▸ **What is asked**: Set down the lines from the one containing "Output the Python" to the one containing "ov.patch.set_alpha(0)", both lines included, exactly as they stand and with no other lines.

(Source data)
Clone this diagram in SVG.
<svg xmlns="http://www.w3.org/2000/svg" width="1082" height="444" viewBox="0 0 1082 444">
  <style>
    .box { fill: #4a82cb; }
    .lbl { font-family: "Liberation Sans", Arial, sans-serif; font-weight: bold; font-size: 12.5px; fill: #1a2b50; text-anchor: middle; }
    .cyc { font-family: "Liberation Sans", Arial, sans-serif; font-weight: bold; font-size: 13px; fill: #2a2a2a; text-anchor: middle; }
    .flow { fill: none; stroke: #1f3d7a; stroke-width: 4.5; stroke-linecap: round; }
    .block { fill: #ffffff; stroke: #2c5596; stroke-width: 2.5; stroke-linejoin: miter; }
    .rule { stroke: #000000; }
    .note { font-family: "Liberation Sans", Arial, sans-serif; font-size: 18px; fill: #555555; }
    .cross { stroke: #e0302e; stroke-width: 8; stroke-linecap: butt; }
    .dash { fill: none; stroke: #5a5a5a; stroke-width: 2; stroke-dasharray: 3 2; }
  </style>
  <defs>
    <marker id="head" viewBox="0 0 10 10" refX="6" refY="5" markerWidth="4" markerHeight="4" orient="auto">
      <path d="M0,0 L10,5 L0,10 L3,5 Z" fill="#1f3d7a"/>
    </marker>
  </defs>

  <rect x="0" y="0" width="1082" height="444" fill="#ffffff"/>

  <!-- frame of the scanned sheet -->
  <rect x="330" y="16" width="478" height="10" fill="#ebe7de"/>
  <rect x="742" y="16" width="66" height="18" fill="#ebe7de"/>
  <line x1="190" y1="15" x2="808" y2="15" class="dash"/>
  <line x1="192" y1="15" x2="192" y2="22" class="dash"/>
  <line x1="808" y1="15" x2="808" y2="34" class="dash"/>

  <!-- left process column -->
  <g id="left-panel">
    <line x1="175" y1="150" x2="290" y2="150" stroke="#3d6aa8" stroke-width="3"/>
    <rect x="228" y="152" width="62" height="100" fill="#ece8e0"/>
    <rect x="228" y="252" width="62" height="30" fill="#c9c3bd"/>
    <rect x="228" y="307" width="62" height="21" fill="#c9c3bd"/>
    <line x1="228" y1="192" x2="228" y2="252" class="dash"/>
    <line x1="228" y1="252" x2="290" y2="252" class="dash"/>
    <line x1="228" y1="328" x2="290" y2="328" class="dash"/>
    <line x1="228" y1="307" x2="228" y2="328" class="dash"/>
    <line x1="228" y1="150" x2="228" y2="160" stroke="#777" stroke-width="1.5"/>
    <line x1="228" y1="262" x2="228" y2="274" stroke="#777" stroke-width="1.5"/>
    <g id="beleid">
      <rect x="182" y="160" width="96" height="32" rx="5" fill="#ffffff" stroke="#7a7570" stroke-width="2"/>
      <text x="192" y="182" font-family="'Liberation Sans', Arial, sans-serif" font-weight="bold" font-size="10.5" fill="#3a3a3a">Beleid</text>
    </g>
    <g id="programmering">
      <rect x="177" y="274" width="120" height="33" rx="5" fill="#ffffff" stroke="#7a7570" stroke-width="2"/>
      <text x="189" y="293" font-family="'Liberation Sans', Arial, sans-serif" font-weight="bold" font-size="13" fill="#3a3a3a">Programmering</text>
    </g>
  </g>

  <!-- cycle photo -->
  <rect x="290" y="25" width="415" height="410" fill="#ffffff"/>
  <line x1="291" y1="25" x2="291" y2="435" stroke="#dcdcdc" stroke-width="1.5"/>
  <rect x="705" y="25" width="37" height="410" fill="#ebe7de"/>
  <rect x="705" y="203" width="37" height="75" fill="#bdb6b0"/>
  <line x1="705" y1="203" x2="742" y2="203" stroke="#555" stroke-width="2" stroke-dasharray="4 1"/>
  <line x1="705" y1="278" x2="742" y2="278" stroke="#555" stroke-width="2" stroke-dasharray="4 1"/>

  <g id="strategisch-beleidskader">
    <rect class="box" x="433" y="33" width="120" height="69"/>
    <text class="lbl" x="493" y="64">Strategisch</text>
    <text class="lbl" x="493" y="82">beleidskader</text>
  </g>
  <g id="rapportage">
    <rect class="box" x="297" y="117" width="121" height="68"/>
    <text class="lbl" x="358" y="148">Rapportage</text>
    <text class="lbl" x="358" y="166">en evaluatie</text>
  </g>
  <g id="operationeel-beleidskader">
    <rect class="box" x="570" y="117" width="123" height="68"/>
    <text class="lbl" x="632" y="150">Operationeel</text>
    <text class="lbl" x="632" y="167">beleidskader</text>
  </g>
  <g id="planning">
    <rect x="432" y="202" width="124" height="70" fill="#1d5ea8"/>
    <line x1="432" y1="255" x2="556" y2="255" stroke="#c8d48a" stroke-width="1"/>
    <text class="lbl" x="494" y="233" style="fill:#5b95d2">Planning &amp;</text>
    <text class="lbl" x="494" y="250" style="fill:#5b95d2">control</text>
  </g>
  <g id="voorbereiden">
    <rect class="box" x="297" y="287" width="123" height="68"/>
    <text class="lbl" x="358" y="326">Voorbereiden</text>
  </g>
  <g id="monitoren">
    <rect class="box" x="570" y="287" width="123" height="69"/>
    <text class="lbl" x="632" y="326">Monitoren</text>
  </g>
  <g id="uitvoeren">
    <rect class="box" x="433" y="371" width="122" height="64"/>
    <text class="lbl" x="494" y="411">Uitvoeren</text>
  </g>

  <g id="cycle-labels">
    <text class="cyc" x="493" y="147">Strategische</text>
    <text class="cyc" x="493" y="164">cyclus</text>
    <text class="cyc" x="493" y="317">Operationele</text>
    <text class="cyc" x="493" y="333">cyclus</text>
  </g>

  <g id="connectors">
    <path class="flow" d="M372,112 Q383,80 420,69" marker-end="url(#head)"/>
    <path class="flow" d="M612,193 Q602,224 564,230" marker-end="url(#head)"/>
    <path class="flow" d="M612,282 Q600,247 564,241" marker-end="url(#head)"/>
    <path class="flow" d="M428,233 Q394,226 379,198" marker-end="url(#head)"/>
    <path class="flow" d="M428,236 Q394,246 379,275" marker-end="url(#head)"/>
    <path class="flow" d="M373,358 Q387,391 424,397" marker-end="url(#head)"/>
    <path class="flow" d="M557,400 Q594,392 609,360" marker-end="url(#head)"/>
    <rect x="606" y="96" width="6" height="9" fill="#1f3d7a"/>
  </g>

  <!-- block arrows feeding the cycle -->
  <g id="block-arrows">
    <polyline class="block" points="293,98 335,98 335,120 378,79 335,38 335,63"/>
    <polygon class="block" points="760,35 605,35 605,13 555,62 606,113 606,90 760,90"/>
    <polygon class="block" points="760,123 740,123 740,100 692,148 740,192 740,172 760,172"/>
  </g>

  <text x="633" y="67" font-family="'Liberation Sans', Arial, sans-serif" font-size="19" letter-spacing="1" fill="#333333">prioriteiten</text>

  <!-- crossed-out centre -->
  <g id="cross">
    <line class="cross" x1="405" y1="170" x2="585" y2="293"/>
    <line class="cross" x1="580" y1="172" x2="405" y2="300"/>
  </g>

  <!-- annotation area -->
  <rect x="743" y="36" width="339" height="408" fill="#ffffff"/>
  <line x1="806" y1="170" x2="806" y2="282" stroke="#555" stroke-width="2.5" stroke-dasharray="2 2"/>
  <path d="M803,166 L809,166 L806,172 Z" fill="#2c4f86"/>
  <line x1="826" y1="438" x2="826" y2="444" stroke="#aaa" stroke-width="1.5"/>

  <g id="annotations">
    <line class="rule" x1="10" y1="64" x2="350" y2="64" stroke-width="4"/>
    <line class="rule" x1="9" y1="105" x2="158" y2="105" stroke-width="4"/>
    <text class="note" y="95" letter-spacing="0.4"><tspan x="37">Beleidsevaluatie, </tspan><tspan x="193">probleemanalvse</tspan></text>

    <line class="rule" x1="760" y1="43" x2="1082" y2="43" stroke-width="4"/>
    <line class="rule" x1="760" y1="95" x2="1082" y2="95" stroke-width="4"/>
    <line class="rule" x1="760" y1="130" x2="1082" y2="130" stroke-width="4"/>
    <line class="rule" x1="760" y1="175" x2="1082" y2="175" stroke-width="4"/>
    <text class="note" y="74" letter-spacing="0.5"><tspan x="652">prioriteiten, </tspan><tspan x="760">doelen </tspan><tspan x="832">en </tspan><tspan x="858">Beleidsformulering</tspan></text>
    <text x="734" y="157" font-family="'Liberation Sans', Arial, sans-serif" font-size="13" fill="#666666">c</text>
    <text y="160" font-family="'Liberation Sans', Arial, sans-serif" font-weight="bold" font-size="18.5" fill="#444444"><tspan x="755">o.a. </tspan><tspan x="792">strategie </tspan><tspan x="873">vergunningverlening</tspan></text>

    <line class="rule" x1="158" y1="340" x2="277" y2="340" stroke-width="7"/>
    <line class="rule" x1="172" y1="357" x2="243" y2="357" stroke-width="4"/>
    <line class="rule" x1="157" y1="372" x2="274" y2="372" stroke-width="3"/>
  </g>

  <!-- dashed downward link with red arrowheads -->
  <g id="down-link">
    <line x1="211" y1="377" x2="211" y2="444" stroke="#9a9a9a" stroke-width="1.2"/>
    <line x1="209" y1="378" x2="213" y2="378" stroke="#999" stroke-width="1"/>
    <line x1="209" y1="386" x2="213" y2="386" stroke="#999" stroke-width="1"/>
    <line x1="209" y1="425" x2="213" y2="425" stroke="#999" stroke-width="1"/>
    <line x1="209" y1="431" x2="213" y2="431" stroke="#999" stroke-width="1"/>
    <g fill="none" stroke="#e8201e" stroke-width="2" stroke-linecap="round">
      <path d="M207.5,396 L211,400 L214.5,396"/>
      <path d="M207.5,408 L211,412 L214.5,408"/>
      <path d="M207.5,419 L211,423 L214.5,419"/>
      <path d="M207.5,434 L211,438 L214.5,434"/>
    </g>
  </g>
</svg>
==
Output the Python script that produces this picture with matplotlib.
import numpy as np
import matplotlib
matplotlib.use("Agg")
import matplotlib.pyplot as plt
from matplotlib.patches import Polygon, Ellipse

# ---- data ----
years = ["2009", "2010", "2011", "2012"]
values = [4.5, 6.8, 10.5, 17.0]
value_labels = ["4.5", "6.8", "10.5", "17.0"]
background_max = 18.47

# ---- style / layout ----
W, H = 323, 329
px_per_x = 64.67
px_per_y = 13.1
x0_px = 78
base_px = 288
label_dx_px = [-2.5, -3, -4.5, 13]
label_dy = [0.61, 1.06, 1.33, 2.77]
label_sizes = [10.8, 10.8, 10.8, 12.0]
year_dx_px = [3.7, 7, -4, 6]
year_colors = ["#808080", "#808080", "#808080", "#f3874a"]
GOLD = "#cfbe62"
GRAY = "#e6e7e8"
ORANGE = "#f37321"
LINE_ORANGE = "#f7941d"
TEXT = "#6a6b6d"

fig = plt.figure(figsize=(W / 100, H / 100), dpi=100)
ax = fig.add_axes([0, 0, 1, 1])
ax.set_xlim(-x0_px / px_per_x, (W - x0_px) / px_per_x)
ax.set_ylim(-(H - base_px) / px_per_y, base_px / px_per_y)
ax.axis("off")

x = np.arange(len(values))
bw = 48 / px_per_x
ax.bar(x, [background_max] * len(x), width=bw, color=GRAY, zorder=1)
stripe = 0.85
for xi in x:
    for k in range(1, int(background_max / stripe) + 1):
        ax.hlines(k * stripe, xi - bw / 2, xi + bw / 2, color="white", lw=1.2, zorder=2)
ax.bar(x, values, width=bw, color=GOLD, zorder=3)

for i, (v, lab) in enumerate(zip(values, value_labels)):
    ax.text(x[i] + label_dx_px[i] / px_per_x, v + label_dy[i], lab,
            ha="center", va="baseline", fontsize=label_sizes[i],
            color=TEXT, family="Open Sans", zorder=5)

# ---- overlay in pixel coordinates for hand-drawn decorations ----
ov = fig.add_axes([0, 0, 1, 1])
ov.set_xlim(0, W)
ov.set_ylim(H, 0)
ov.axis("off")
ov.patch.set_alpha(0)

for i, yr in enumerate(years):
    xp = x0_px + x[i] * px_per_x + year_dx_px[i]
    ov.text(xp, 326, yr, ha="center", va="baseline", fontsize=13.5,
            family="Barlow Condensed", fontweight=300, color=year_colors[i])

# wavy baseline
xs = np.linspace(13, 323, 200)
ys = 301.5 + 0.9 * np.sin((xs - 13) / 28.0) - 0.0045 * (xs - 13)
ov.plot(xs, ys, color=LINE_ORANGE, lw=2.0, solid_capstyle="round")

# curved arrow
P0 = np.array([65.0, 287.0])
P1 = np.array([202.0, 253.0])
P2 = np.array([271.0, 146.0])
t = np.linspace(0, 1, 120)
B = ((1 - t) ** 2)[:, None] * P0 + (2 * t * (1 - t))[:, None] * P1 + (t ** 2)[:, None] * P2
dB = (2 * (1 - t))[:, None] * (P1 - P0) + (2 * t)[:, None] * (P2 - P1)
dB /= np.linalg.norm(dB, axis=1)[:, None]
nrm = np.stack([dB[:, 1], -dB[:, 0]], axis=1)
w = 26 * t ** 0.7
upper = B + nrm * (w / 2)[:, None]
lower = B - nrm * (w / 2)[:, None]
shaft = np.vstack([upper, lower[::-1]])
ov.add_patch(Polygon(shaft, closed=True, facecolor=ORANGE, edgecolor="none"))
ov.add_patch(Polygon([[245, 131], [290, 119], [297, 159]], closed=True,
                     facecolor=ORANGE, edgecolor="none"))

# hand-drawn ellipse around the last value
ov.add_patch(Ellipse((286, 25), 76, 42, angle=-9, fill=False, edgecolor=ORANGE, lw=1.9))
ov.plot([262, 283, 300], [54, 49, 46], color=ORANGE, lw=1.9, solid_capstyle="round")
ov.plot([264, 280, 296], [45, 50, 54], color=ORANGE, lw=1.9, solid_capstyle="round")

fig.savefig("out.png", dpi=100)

▸ **Problem solution**:
Output the Python script that produces this picture with matplotlib.
import numpy as np
import matplotlib
matplotlib.use("Agg")
import matplotlib.pyplot as plt
from matplotlib.patches import Polygon, Ellipse

# ---- data ----
years = ["2009", "2010", "2011", "2012"]
values = [4.5, 6.8, 10.5, 17.0]
value_labels = ["4.5", "6.8", "10.5", "17.0"]
background_max = 18.47

# ---- style / layout ----
W, H = 323, 329
px_per_x = 64.67
px_per_y = 13.1
x0_px = 78
base_px = 288
label_dx_px = [-2.5, -3, -4.5, 13]
label_dy = [0.61, 1.06, 1.33, 2.77]
label_sizes = [10.8, 10.8, 10.8, 12.0]
year_dx_px = [3.7, 7, -4, 6]
year_colors = ["#808080", "#808080", "#808080", "#f3874a"]
GOLD = "#cfbe62"
GRAY = "#e6e7e8"
ORANGE = "#f37321"
LINE_ORANGE = "#f7941d"
TEXT = "#6a6b6d"

fig = plt.figure(figsize=(W / 100, H / 100), dpi=100)
ax = fig.add_axes([0, 0, 1, 1])
ax.set_xlim(-x0_px / px_per_x, (W - x0_px) / px_per_x)
ax.set_ylim(-(H - base_px) / px_per_y, base_px / px_per_y)
ax.axis("off")

x = np.arange(len(values))
bw = 48 / px_per_x
ax.bar(x, [background_max] * len(x), width=bw, color=GRAY, zorder=1)
stripe = 0.85
for xi in x:
    for k in range(1, int(background_max / stripe) + 1):
        ax.hlines(k * stripe, xi - bw / 2, xi + bw / 2, color="white", lw=1.2, zorder=2)
ax.bar(x, values, width=bw, color=GOLD, zorder=3)

for i, (v, lab) in enumerate(zip(values, value_labels)):
    ax.text(x[i] + label_dx_px[i] / px_per_x, v + label_dy[i], lab,
            ha="center", va="baseline", fontsize=label_sizes[i],
            color=TEXT, family="Open Sans", zorder=5)

# ---- overlay in pixel coordinates for hand-drawn decorations ----
ov = fig.add_axes([0, 0, 1, 1])
ov.set_xlim(0, W)
ov.set_ylim(H, 0)
ov.axis("off")
ov.patch.set_alpha(0)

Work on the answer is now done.